Zostawiając na boku kwestię konstrukcji powieści, warto zauważyć, że Karpowicz zajął się tematem niezwykle interesującym, a jednocześnie – przynajmniej takie mam wrażenie – nieco zaniedbanym. Chodzi o polską wschodnią granicę, stosunki polsko-białoruskie, polsko-ukraińskie. Oczywiście, w pamięci wciąż mamy „Oksanę” Odojewskiego, „Dom pod Lutnią” Kazimierza Orłosia, przepełnione tragizmem wiersze Eugeniusza Tkaczyszyna-Dyckiego, czy nagrodzony niedawno reportaż gonzo Ziemowita Szczerka „Przyjdzie mordor i nas zje”. Temat jest to jednak ogromny, trudny i wciąż wywołujący gorące dyskusje (por. każda rocznica rzezi wołyńskiej), więc powieści go podejmujące są zawsze w cenie. „Sońka” pokazuje, jak w pojałtańskim podziale świata funkcjonuje Białorusinka zamieszkała na polskiej ziemi. Język babuszki – brzmiący zarazem obco i blisko – pokazuje jak dwa narody: polski i białoruski, choć ulokowane po sąsiedzku, tak naprawdę przedzielone są ostrą granicą. Sonia uosabia niegdysiejszą trudną bliskość obu narodów, która z czasem zamieniła się w łatwą obcość.

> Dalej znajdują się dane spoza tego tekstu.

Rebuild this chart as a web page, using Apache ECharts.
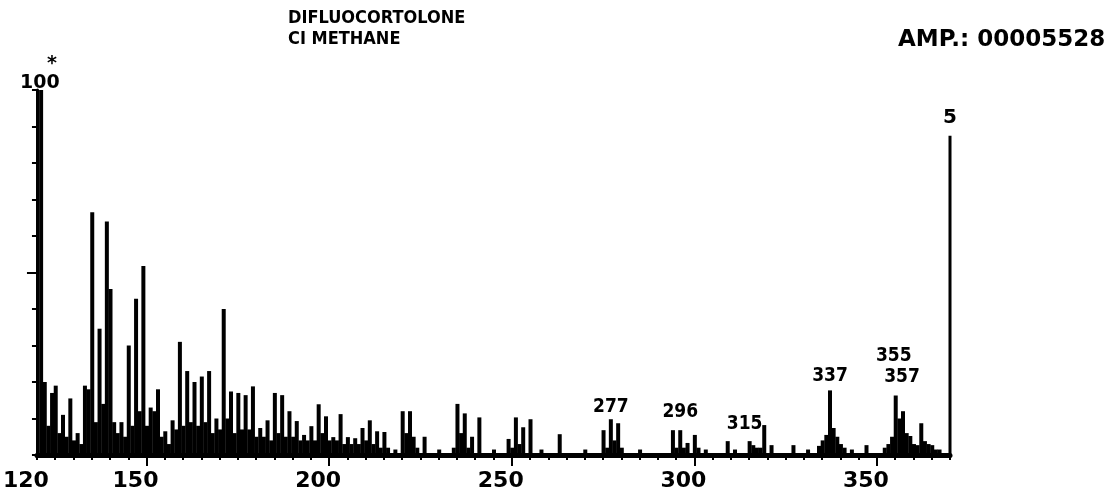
<!DOCTYPE html>
<html>
<head>
<meta charset="utf-8">
<title>DIFLUOCORTOLONE CI METHANE</title>
<script src="https://cdn.jsdelivr.net/npm/echarts@6/dist/echarts.min.js"></script>
<style>
html, body { margin: 0; padding: 0; background: #fff; }
#spectrum { width: 1114px; height: 499px; }
</style>
</head>
<body>
<div id="spectrum"></div>
<script>
// m/z of each peak and its relative intensity (%)
const masses = [
	121, 122, 123, 124, 125, 126, 127, 128, 129, 130, 131, 132, 133, 134, 135, 136, 137, 138, 139, 140,
	141, 142, 143, 144, 145, 146, 147, 148, 149, 150, 151, 152, 153, 154, 155, 156, 157, 158, 159, 160,
	161, 162, 163, 164, 165, 166, 167, 168, 169, 170, 171, 172, 173, 174, 175, 176, 177, 178, 179, 180,
	181, 182, 183, 184, 185, 186, 187, 188, 189, 190, 191, 192, 193, 194, 195, 196, 197, 198, 199, 200,
	201, 202, 203, 204, 205, 206, 207, 208, 209, 210, 211, 212, 213, 214, 215, 216, 218, 220, 221, 222,
	223, 224, 226, 230, 234, 235, 236, 237, 238, 239, 241, 245, 249, 250, 251, 252, 253, 255, 258, 263,
	270, 275, 276, 277, 278, 279, 280, 285, 294, 295, 296, 297, 298, 300, 301, 303, 309, 311, 315, 316,
	317, 318, 319, 321, 327, 331, 334, 335, 336, 337, 338, 339, 340, 341, 343, 347, 352, 353, 354, 355,
	356, 357, 358, 359, 360, 361, 362, 363, 364, 365, 366, 367
];
const intensities = [
	100, 20, 8, 17, 19, 6, 11, 5, 15.5, 4, 6, 3, 19, 18, 66.5, 9, 34.6, 14, 64, 45.5,
	9, 6, 9, 5, 30, 8, 42.8, 12, 51.8, 8, 13, 12, 18, 5, 6.5, 3, 9.5, 7, 31, 8,
	23, 9, 20, 8, 21.5, 9, 23, 6, 10, 7, 40, 10, 17.4, 6, 17, 7, 16.4, 7, 18.8, 5,
	7.4, 5, 9.5, 4, 17, 6, 16.4, 5, 12, 5, 9.3, 4, 5.5, 4, 7.9, 4, 13.9, 6, 10.6, 4,
	4.9, 4, 11.2, 3, 4.9, 3, 4.6, 3, 7.4, 4, 9.5, 3, 6.5, 2, 6.3, 2, 1.5, 12, 6, 12,
	5, 2, 5, 1.5, 2, 14, 6, 11.4, 2, 5, 10.3, 1.5, 4.4, 2, 10.3, 3, 7.6, 9.8, 1.5, 5.7,
	1.5, 6.8, 2, 9.8, 4, 8.7, 2, 1.5, 6.8, 2, 6.8, 2, 3.3, 5.5, 2, 1.5, 3.8, 1.5, 3.8, 2.7,
	2, 2, 8.2, 2.7, 2.7, 1.5, 2.5, 4, 5.5, 17.7, 7.4, 5, 3, 2, 1.5, 2.7, 2, 3, 5, 16.3,
	10, 12, 6, 5.2, 3, 2.7, 8.7, 3.8, 3, 2.7, 1.5, 1.5
];
const labelledMasses = [277, 296, 315, 337, 355, 357];
const xTickLabels = [120, 150, 200, 250, 300, 350];
const xMajorTicks = [150, 200, 250, 300, 350];
const yMajorTicks = [50];
const scaleMarker = [370, 87.5]; // the "5" bar at the right edge

// how far each peak label sits above its peak, px
const labelLift = {277: 3, 296: 9, 315: 8, 337: 5, 355: 30, 357: 25};
const labelShift = {315: -5, 355: -2, 357: -1};

const FONT = "'DejaVu Sans', sans-serif";
const FONT_NARROW = "'DejaVu Sans Condensed', 'DejaVu Sans', sans-serif";

const peakData = masses.map(function (m, i) {
	const item = {value: [m, intensities[i]]};
	if (labelledMasses.indexOf(m) >= 0) {
		item.label = {
			show: true,
			position: "top",
			distance: labelLift[m],
			offset: [labelShift[m] || 0, 0],
			formatter: String(m),
			color: "#000",
			fontFamily: FONT_NARROW,
			fontWeight: "bold",
			fontSize: 19
		};
	}
	return item;
});

const chart = echarts.init(document.getElementById("spectrum"));
chart.setOption({
	animation: false,
	backgroundColor: "#fff",
	title: [
		{
			text: "DIFLUOCORTOLONE\nCI METHANE",
			left: 283,
			top: 3,
			textStyle: {color: "#000", fontFamily: FONT_NARROW, fontWeight: "bold", fontSize: 18, lineHeight: 21}
		},
		{
			text: "AMP.: 00005528",
			left: 893,
			top: 24,
			textStyle: {color: "#000", fontFamily: FONT, fontWeight: "bold", fontSize: 23}
		}
	],
	graphic: [
		{type: "text", left: 20, top: 74, style: {text: "100", fill: "#000", font: "bold 19px " + FONT}},
		{type: "text", left: 47, top: 55, style: {text: "*", fill: "#000", font: "bold 19px " + FONT}}
	],
	grid: {left: 36, right: 164, top: 90, bottom: 44},
	xAxis: [
		{
			type: "value",
			min: 120,
			max: 370,
			interval: 5,
			axisLine: {lineStyle: {color: "#000", width: 5}},
			axisTick: {length: 5, lineStyle: {color: "#000", width: 2}},
			axisLabel: {show: false},
			splitLine: {show: false}
		},
		{
			type: "value",
			min: 120,
			max: 370,
			position: "bottom",
			axisLine: {show: false},
			axisTick: {customValues: xMajorTicks, length: 11, lineStyle: {color: "#000", width: 2}},
			axisLabel: {
				customValues: xTickLabels,
				margin: 15,
				padding: [0, 22, 0, 0],
				color: "#000",
				fontFamily: FONT,
				fontWeight: "bold",
				fontSize: 22
			},
			splitLine: {show: false}
		}
	],
	yAxis: [
		{
			type: "value",
			min: 0,
			max: 100,
			interval: 10,
			position: "left",
			axisLine: {show: true, lineStyle: {color: "#000", width: 3}},
			axisTick: {show: true, length: 5, lineStyle: {color: "#000", width: 2}},
			axisLabel: {show: false},
			splitLine: {show: false}
		},
		{
			type: "value",
			min: 0,
			max: 100,
			position: "left",
			axisLine: {show: false},
			axisTick: {show: true, customValues: yMajorTicks, length: 10, lineStyle: {color: "#000", width: 2}},
			axisLabel: {show: false},
			splitLine: {show: false}
		}
	],
	series: [
		{
			type: "bar",
			xAxisIndex: 0,
			yAxisIndex: 0,
			barWidth: 4,
			itemStyle: {color: "#000"},
			data: peakData
		},
		{
			type: "bar",
			xAxisIndex: 0,
			yAxisIndex: 0,
			barWidth: 3,
			barGap: "-100%",
			itemStyle: {color: "#000"},
			label: {
				show: true,
				position: "top",
				distance: 8,
				formatter: "5",
				color: "#000",
				fontFamily: FONT,
				fontWeight: "bold",
				fontSize: 20
			},
			data: [scaleMarker]
		}
	]
});
window.addEventListener("resize", function () {
	chart.resize();
});
</script>
</body>
</html>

Karpowicz napisał wielką małą powieść. Powieść, dodajmy, kolejny raz różniącą się od poprzedniczek (o tym, że Karpowicz się nie powtarza pisał już na łamach „Esensji”
Daniel Markiewicz. Na tych dwustu zaledwie stronach autor „Balladyn i romansów” zawarł tragiczną historię Sońki, a zarazem – między wersami – odsłonił kulisy walki twórcy o szczerość fabularnego przekazu. Podjął walkę z fikcją i wyszedł z niej jako pisarz zwycięski.